For decades, the Tatmadaw has applied what it calls a “four cuts” strategy to restrict food, funds, intelligence and recruits in areas where ethnic armed groups operate and has earned a reputation for rights abuses including killing, sexual violence, arson and enforced disappearances, on civilian populations.

The most powerful and threatening of ethnic armed groups had been branded as “unlawful associations” or “terrorist groups” by the government, while there were few voices from the Bamar ethnic majority speaking out against rights abuses in ethnic states or supporting ethnic armed struggles for self-determination.

With the whole country forced back under the Tatmadaw, however, public opinion appears to be changing.
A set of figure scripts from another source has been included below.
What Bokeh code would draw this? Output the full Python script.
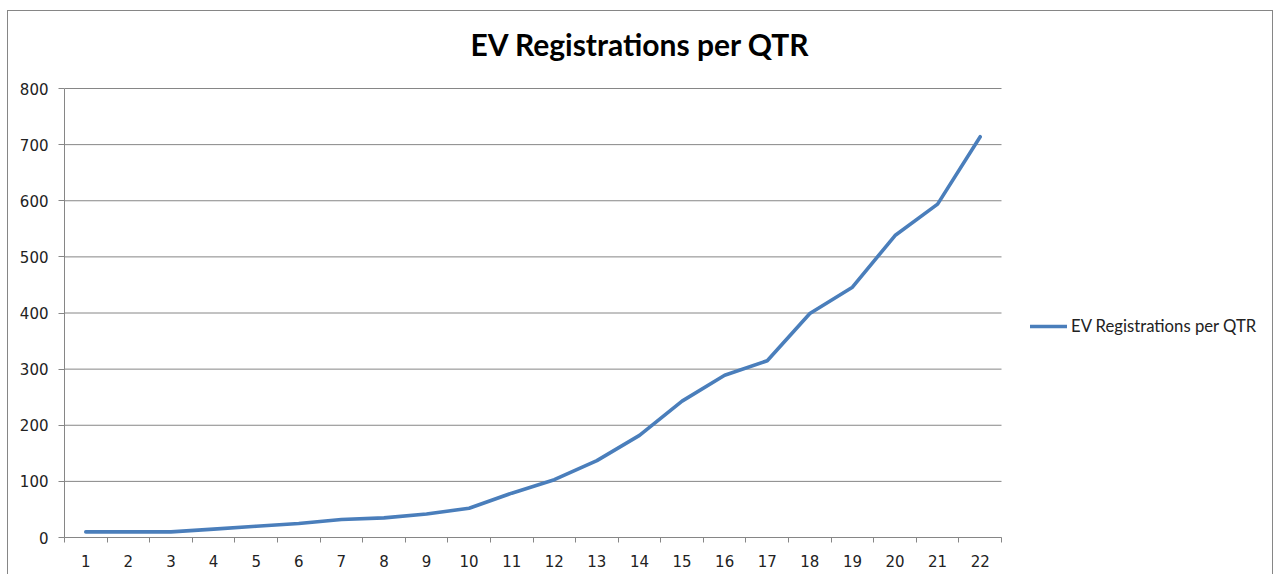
from bokeh.plotting import figure
from bokeh.models import (FixedTicker, Legend, LegendItem, Label, ColumnDataSource, Range1d)
from bokeh.embed import file_html
from bokeh.resources import INLINE

quarters = list(range(1, 23))
registrations = [10, 10, 10, 15, 20, 25, 32, 35, 42, 52, 79, 103, 137, 182, 243, 289, 315, 399, 446, 538, 594, 714]
y_ticks = [0, 100, 200, 300, 400, 500, 600, 700, 800]
series_name = "EV Registrations per QTR"
title_text = "EV Registrations per QTR"

GRID = "#868686"
BLUE = "#4A7EBB"

# layout (pixels, inside the figure)
W, H = 1266, 564
LEFT, BOTTOM = 56, 38
PLOT_TOP = 77                      # pixel row of the 800 gridline
PLOT_PX = 937                      # width taken by the 22 categories
FRAME_W = W - LEFT                 # frame runs to the right and top edges
FRAME_H = H - BOTTOM
TITLE_CX, TITLE_BASE = 632, 32     # title centre / anchor row in pixels

x_start = quarters[0] - 0.5
x_cat_end = quarters[-1] + 0.5
px_x = PLOT_PX / (x_cat_end - x_start)
x_end = x_start + FRAME_W / px_x
y_top = y_ticks[-1]
px_y = (FRAME_H - PLOT_TOP) / y_top
y_end = FRAME_H / px_y

src = ColumnDataSource(data=dict(q=quarters, v=registrations))
grid_src = ColumnDataSource(data=dict(y=y_ticks, x0=[x_start] * len(y_ticks), x1=[x_cat_end] * len(y_ticks)))

p = figure(width=W, height=H, output_backend="svg", toolbar_location=None,
           x_range=Range1d(x_start, x_end), y_range=Range1d(0, y_end),
           min_border_left=LEFT, min_border_top=0, min_border_right=0, min_border_bottom=BOTTOM)
p.styles = {"margin-left": "7px", "margin-top": "10px",
            "border-left": "1px solid #868686", "border-top": "1px solid #868686",
            "border-right": "1px solid #868686"}
p.outline_line_color = None
p.background_fill_color = "white"
p.border_fill_color = "white"

# horizontal gridlines limited to the category area
p.segment(x0="x0", x1="x1", y0="y", y1="y", source=grid_src, line_color=GRID, line_width=1)

r = p.line("q", "v", source=src, line_color=BLUE, line_width=3.6, line_join="round", line_cap="round")

# x axis: labels at centres, tick marks at category boundaries (minor ticks)
xa = p.xaxis[0]
xa.bounds = (x_start, x_cat_end)
xa.ticker = FixedTicker(ticks=quarters, minor_ticks=[q - 0.5 for q in quarters] + [x_cat_end])
xa.major_tick_out = 0
xa.major_tick_in = 0
xa.minor_tick_out = 5
xa.minor_tick_in = 0
xa.minor_tick_line_color = GRID
xa.axis_line_color = GRID
xa.major_label_standoff = 12
xa.major_label_text_font = "DejaVu Sans"
xa.major_label_text_font_size = "15px"
xa.major_label_text_color = "#222222"

ya = p.yaxis[0]
ya.bounds = (0, y_top)
ya.ticker = FixedTicker(ticks=y_ticks)
ya.minor_tick_line_color = None
ya.major_tick_out = 6
ya.major_tick_in = 0
ya.major_tick_line_color = GRID
ya.axis_line_color = GRID
ya.major_label_standoff = 10
ya.major_label_text_font = "DejaVu Sans"
ya.major_label_text_font_size = "15px"
ya.major_label_text_color = "#222222"

p.xgrid.grid_line_color = None
p.ygrid.grid_line_color = None

title = Label(x=x_start + (TITLE_CX - LEFT) / px_x, y=(FRAME_H - TITLE_BASE) / px_y,
              text=title_text, text_align="center", text_baseline="alphabetic",
              text_font="Lato", text_font_size="30px", text_font_style="bold", text_color="black")
p.add_layout(title)

legend = Legend(items=[LegendItem(label=series_name, renderers=[r])],
                location=(966, 201), border_line_color=None, background_fill_alpha=0,
                margin=0, padding=0, glyph_width=37, glyph_height=20, label_standoff=4,
                label_text_font="Lato", label_text_font_size="16.7px", label_text_color="#222222")
p.add_layout(legend)

open("out.html", "w").write(file_html(p, INLINE))
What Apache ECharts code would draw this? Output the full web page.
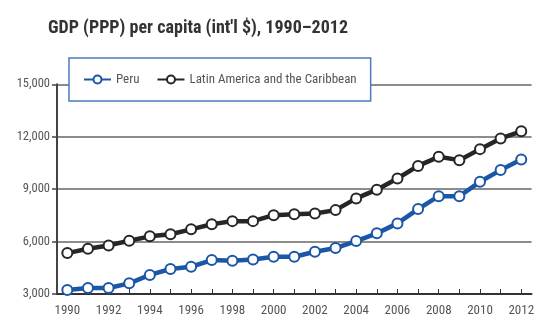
<!DOCTYPE html>
<html>
<head>
<meta charset="utf-8">
<script src="https://cdn.jsdelivr.net/npm/echarts@6/dist/echarts.min.js"></script>
<style>
  html, body { margin: 0; padding: 0; background: #fff; }
  #chart { width: 537px; height: 323px; }
</style>
</head>
<body>
<div id="chart"></div>
<script>
// GDP (PPP) per capita, international dollars
const years = ['1990','1991','1992','1993','1994','1995','1996','1997','1998','1999','2000',
  '2001','2002','2003','2004','2005','2006','2007','2008','2009','2010','2011','2012'];
const peru = [3230, 3340, 3340, 3610, 4090, 4430, 4560, 4940, 4900, 4970, 5130,
  5130, 5420, 5630, 6030, 6470, 7040, 7860, 8600, 8600, 9420, 10090, 10700];
const latinAmerica = [5340, 5590, 5780, 6050, 6300, 6420, 6700, 6990, 7170, 7170, 7510,
  7570, 7610, 7800, 8470, 8970, 9610, 10330, 10850, 10660, 11290, 11900, 12310];
const yTicks = [3000, 6000, 9000, 12000, 15000];

const FONT = '"Roboto Condensed", "Open Sans Condensed", sans-serif';
const BLUE = '#1b57a6';
const DARK = '#262626';

const chart = echarts.init(document.getElementById('chart'), null, { renderer: 'canvas' });

function lineSeries(name, data, color) {
  return {
    name: name,
    type: 'line',
    data: data,
    symbol: 'circle',
    symbolSize: 10,
    showAllSymbol: true,
    lineStyle: { color: color, width: 4.5 },
    itemStyle: { color: '#fff', borderColor: color, borderWidth: 2 },
    emphasis: { disabled: true },
    z: 3
  };
}

chart.setOption({
  animation: false,
  title: {
    text: "GDP (PPP) per capita (int'l $), 1990\u20132012",
    left: 43,
    top: 14,
    textStyle: { fontFamily: FONT, fontWeight: 'bold', fontSize: 18, color: '#333' }
  },
  legend: {
    left: 69,
    top: 58,
    padding: [15, 14, 15, 14],
    backgroundColor: '#fff',
    borderColor: '#4a7cc0',
    borderWidth: 1.5,
    itemWidth: 27,
    itemHeight: 10,
    itemGap: 17,
    lineStyle: { width: 2 },
    textStyle: { fontFamily: FONT, fontSize: 13, color: '#555' },
    data: ['Peru', 'Latin America and the Caribbean'],
    z: 10
  },
  grid: { left: 57, right: 1.5, top: 84.3, bottom: 29, containLabel: false },
  xAxis: {
    type: 'category',
    data: years,
    boundaryGap: true,
    axisLine: { lineStyle: { color: '#333', width: 2 } },
    axisTick: { show: true, alignWithLabel: true, inside: true, length: 5, interval: 0,
      lineStyle: { color: '#333', width: 1 } },
    axisLabel: { interval: 1, fontFamily: FONT, fontSize: 13, color: '#555', margin: 10 },
    splitLine: { show: false }
  },
  yAxis: {
    type: 'value',
    min: yTicks[0],
    max: yTicks[yTicks.length - 1],
    interval: 3000,
    axisLine: { show: true, lineStyle: { color: '#444', width: 2 } },
    axisTick: { show: true, length: 5, lineStyle: { color: '#444', width: 1.5 } },
    axisLabel: {
      fontFamily: FONT, fontSize: 12.5, color: '#555', margin: 7,
      formatter: v => v.toLocaleString('en-US')
    },
    splitLine: { show: true, lineStyle: { color: '#8c8c8c', width: 2 } }
  },
  series: [
    lineSeries('Latin America and the Caribbean', latinAmerica, DARK),
    lineSeries('Peru', peru, BLUE)
  ]
});
</script>
</body>
</html>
Apologies to ethnic minorities have proliferated on social media, while calls are growing for the establishment of a federal army to protect the people and overthrow the military regime.

On February 14, the Karen National Union, a prominent ethnic armed group near the border with Thailand, announced its support for the pro-democracy protest movement and that it would help and protect all ethnic people who protested against the coup; it has since provided security by accompanying protesters on the streets.

In Kachin, pro-KIO/A rallies have taken place in at least three townships since March 12, including in the state capital and have been attended by people from diverse ethnic groups, a journalist who was there told Al Jazeera.

Colonel Naw Bu, the head of the KIO Information Department, told Al Jazeera the KIO/A would not retaliate for individual attacks against people in Kachin, and that it wanted to protect everyone in the country.

“Protesters are being killed not only in Kachin State, but also in lower Burma,” he said. “When we say protect the people, we mean the people of our country.”

“If the military shoots, beats, persecutes and tortures the people, we, KIO as an armed group, will find a way to protect the people,” he added, but qualified that “We don’t want to solve this issue using weapons; we prefer peaceful negotiation.”

On March 14, the Committee Representing the Pyidaungsu Hluttaw (CRPH), a parallel government set up to carry out the duties of the deposed elected government, issued a statement informing the people of their right to self-defence from violence according to the law.

Three days later, it said ethnic armed organisations would no longer be considered “terrorist” or “unlawful” organisations.

“The Committee sincerely recognises, records and congratulates all ethnic armed revolutionary organisations which are making efforts together in the mindset of brothers and sisters with the strong commitment to the building of [a] federal democratic union,” the CRPH said in a statement.

On Thursday, the CRPH also issued a statement expressing its intent to work with the Kachin Political Interim Coordination Team towards shared goals including the establishment of a federal democratic union.

The military government on March 11 removed the “terrorist” designation of the Rakhine-based Arakan Army, among the country’s most formidable armed groups.  But the Unlawful Association Act designation of other ethnic armed organisations, including the KIO/A still remains.

A Kachin youth in Myitkyina told Al Jazeera he believed now was the “right time” for armed resistance for the country, and that it was “the time for the KIO/A to stand with the people.” “If we don’t want to live under military dictatorship, we all have to fight against it,” he said.

For those already living in displacement camps, the renewed fighting leaves them fearing they could have to flee for a second time. “If war breaks out again, there will be almost no more places for us to move; we are already at the border,” said a 23-year-old teacher in Je Yang camp, located near the KIO headquarters of Laiza on Kachin State’s border with China. “We are vigilant and observing the situation.”

She also worries that fighting could block transportation and communication channels, leading to shortages in food aid and other humanitarian assistance.

But chief among her concerns, she said, is the effect that renewed conflict could have on her future and that of her generation. “We are still young and we have many things to do,” she said.

 

Jaw Tu Hkawng contributed to this report.